Let $E= \mathbb{R}_n[X]$ and $f: E \rightarrow \mathbb{R}$ such that $f(P) = P(0)P'(1)$. Show that it is differentiable at every $P \in E$
My teacher proposed a solution without giving full justification, which doesn't allow me to fully understand why it works.
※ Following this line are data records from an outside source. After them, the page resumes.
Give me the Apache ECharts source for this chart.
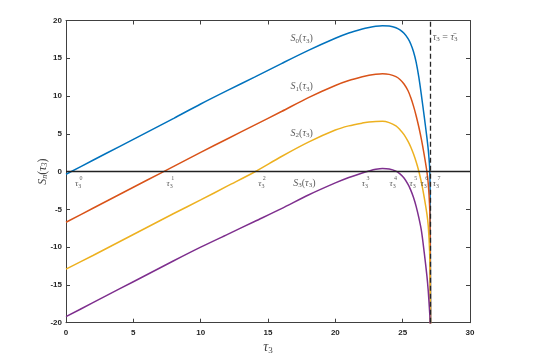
<!DOCTYPE html>
<html>
<head>
<meta charset="utf-8">
<script src="https://cdn.jsdelivr.net/npm/echarts@6/dist/echarts.min.js"></script>
<style>
	html, body { margin: 0; padding: 0; background: #fff; }
	#main { width: 554px; height: 360px; }
</style>
</head>
<body>
<div id="main"></div>
<script>
// sample points along tau_3, dense near the asymptote
var tau = [0, 2, 4, 6, 8, 10, 12, 14, 16, 18, 20, 21, 22, 22.5, 23, 23.5, 24, 24.5, 24.8, 25.1, 25.4, 25.6, 25.8, 26.0, 26.2, 26.4, 26.6, 26.8, 26.9, 27.0, 27.04, 27.08];
var s0 = [-0.35, 1.5, 3.35, 5.2, 7.05, 8.95, 10.75, 12.5, 14.3, 16.05, 17.65, 18.35, 18.88, 19.08, 19.23, 19.3, 19.26, 19.05, 18.75, 18.3, 17.6, 16.9, 15.9, 14.5, 12.5, 10.0, 7.3, 4.5, 2.9, 0.6, -3, -25];
var s1 = [-6.7, -4.85, -3.0, -1.15, 0.7, 2.55, 4.35, 6.15, 7.95, 9.8, 11.4, 12.05, 12.55, 12.75, 12.88, 12.95, 12.87, 12.58, 12.2, 11.6, 10.7, 9.8, 8.7, 7.4, 5.9, 4.2, 2.2, 0, -1.6, -4.5, -8, -25];
var s2 = [-12.9, -11.1, -9.25, -7.4, -5.55, -3.75, -1.9, -0.05, 2.0, 3.9, 5.5, 6.05, 6.42, 6.55, 6.63, 6.65, 6.48, 6.05, 5.55, 4.9, 4.0, 3.25, 2.35, 1.3, 0.05, -1.5, -3.4, -5.6, -7.2, -10.5, -15, -25];
var s3 = [-19.2, -17.35, -15.5, -13.65, -11.8, -10.0, -8.3, -6.6, -4.9, -3.1, -1.5, -0.78, -0.18, 0.08, 0.3, 0.42, 0.35, 0.07, -0.3, -0.85, -1.7, -2.45, -3.4, -4.6, -6.1, -7.9, -10.7, -13.8, -15.8, -18.5, -19.7, -25];
var tauBar = 27.08;

// text annotations
var curveNames = ['0', '1', '2', '3'];
var curveLabelX = [17.5, 17.5, 17.5, 17.7];
var curveLabelY = [17.6, 11.3, 5.1, -1.5];
var rootNames = ['0', '1', '2', '3', '4', '5', '6', '7'];
var rootX = [0.9, 7.7, 14.5, 22.2, 24.25, 25.74, 26.56, 27.47];
var rootY = -1.6;

var colors = ['#0072BD', '#D95319', '#EDB120', '#7E2F8E'];
var serif = 'Liberation Serif';

function pairs(xs, ys) {
	var out = [];
	for (var i = 0; i < xs.length; i++) out.push([xs[i], ys[i]]);
	return out;
}

function drawChart() {
	var myChart = echarts.init(document.getElementById('main'), null, { renderer: 'canvas' });

	var mathRich = {
		i: { fontFamily: serif, fontStyle: 'italic', fontSize: 10, color: '#333' },
		n: { fontFamily: serif, fontSize: 10, color: '#333' },
		b: { fontFamily: serif, fontSize: 7, color: '#333', padding: [5, 0, 0, 0] }
	};

	var curveLabelData = [];
	for (var i = 0; i < curveNames.length; i++) {
		curveLabelData.push({
			value: [curveLabelX[i], curveLabelY[i]],
			label: { formatter: '{i|S}{b|' + curveNames[i] + '}{n|(}{i|τ}{b|3}{n|)}' }
		});
	}

	// tau_3^k markers: tau + subscript, then the superscript as its own label
	var rootData = [];
	for (var k = 0; k < rootX.length; k++) {
		rootData.push({
			value: [rootX[k], rootY],
			label: { formatter: '{i|τ}{b|3}' }
		});
		rootData.push({
			value: [rootX[k], rootY],
			label: { formatter: '{s|' + rootNames[k] + '}', offset: [3, -5] }
		});
	}

	var lineSeries = [s0, s1, s2, s3].map(function (ys, idx) {
		return {
			type: 'line',
			data: pairs(tau, ys),
			showSymbol: false,
			smooth: 0.3,
			clip: true,
			lineStyle: { color: colors[idx], width: 1.5 },
			z: 3
		};
	});

	// zero line and asymptote
	lineSeries[3].markLine = {
		silent: true,
		symbol: 'none',
		label: { show: false },
		data: [
			{ yAxis: 0, lineStyle: { color: '#222', type: 'solid', width: 1.4 } },
			{ xAxis: tauBar, lineStyle: { color: '#262626', type: [5, 3], width: 1.3 } }
		]
	};

	var axisStyle = { show: true, onZero: false, lineStyle: { color: '#404040', width: 1 } };
	var tickStyle = { inside: true, length: 4, lineStyle: { color: '#404040' } };
	var tickFont = { fontFamily: 'Liberation Sans', fontSize: 8, fontWeight: 'bold', color: '#262626' };

	var option = {
		animation: false,
		backgroundColor: '#fff',
		grid: { left: 66, right: 84, top: 20.5, bottom: 37.3, containLabel: false, outerBoundsMode: 'none' },
		xAxis: [{
			type: 'value', min: 0, max: 30, interval: 5, position: 'bottom',
			axisLine: axisStyle, axisTick: tickStyle, splitLine: { show: false },
			axisLabel: Object.assign({ margin: 6 }, tickFont),
			name: '{i|τ}{b|3}', nameLocation: 'middle', nameGap: 17, nameMoveOverlap: false,
			nameTextStyle: {
				rich: {
					i: { fontFamily: serif, fontStyle: 'italic', fontSize: 14, color: '#444' },
					b: { fontFamily: serif, fontSize: 9, color: '#444', padding: [6, 0, 0, 0] }
				}
			}
		}, {
			type: 'value', min: 0, max: 30, interval: 5, position: 'top',
			axisLine: axisStyle, axisTick: tickStyle, splitLine: { show: false },
			axisLabel: { show: false }
		}],
		yAxis: [{
			type: 'value', min: -20, max: 20, interval: 5, position: 'left',
			axisLine: axisStyle, axisTick: tickStyle, splitLine: { show: false },
			axisLabel: Object.assign({ margin: 4 }, tickFont),
			name: '{i|S}{b|n}{n|(}{i|τ}{b|3}{n|)}', nameLocation: 'middle', nameGap: 17, nameMoveOverlap: false,
			nameTextStyle: {
				rich: {
					i: { fontFamily: serif, fontStyle: 'italic', fontSize: 12, color: '#444' },
					n: { fontFamily: serif, fontSize: 12, color: '#444' },
					b: { fontFamily: serif, fontStyle: 'italic', fontSize: 8, color: '#444', padding: [5, 0, 0, 0] }
				}
			}
		}, {
			type: 'value', min: -20, max: 20, interval: 5, position: 'right',
			axisLine: axisStyle, axisTick: tickStyle, splitLine: { show: false },
			axisLabel: { show: false }
		}],
		series: lineSeries.concat([{
			type: 'scatter',
			symbolSize: 0,
			silent: true,
			data: curveLabelData,
			label: { show: true, position: 'inside', rich: mathRich },
			z: 5
		}, {
			type: 'scatter',
			symbolSize: 0,
			silent: true,
			data: rootData,
			label: {
				show: true, position: 'inside',
				rich: {
					i: { fontFamily: serif, fontStyle: 'italic', fontSize: 9, color: '#333' },
					b: { fontFamily: serif, fontSize: 6, color: '#333', padding: [5, 0, 0, 0] },
					s: { fontFamily: serif, fontSize: 6, color: '#333' }
				}
			},
			z: 5
		}, {
			type: 'scatter',
			symbolSize: 0,
			silent: true,
			data: [[tauBar + 0.15, 17.8]],
			label: {
				show: true, position: 'right', distance: 0,
				formatter: '{i|τ}{b|3}{n| = }{i|τ\u0304}{b|3}',
				rich: mathRich
			},
			z: 5
		}])
	};

	myChart.setOption(option);
}

drawChart();
</script>
</body>
</html>
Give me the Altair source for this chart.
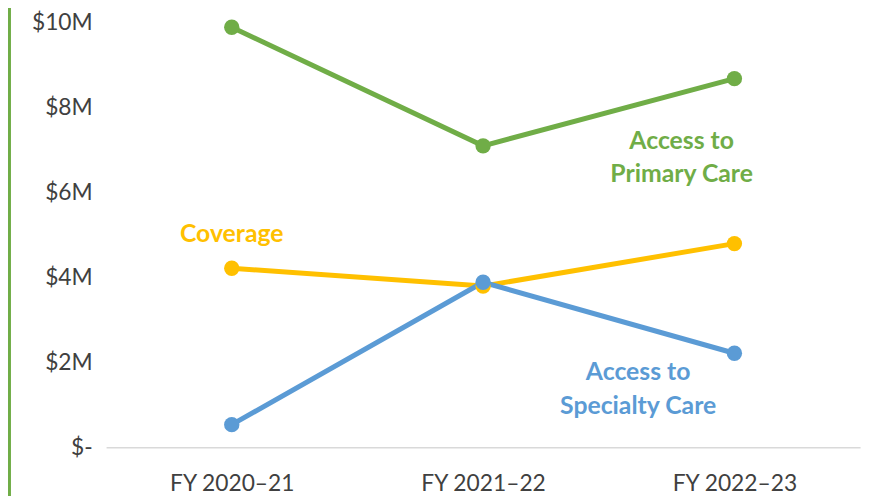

And also, I am unsure which norm to use.
He states that if we study for $P, H \in E$, we have:
$$f(P+H) = (P+H)(0)(P+H)'(1) = P(0)P'(1) + P(0)H'(1) + H(0)P'(1) + H(0)H'(1) $$
Thus we can put $df(P)(H) = P(0)H'(1) + H(0)P'(1)$ (which is linear) and as $H(0)H'(1)$, we get the differentiability.
Yet, if I study (with the condition that $H \not = 0$), we have: $$\frac{||f(P+H)-f(P) - df(P)(H)||}{||H||} = \frac{||H(0)H'(1)||}{||H||} $$ it doesn't seem that this would have a limit equal to $0$ when $||H|| \rightarrow 0$
Since $E$ is a finite-dimensional vector space, you can pick the norm you want, here a good choice is: $$\|P\|:=\sup_{x\in[0,1]}\max\{|P(x)|,|P'(x)|\},$$ you can check this is a well-defined norm, notice that only the separability axiom needs to be worked out. This way, one has: $$\frac{|H(0)H'(1)|}{\|H\|}\leqslant\|H\|,$$ which gives the result right away.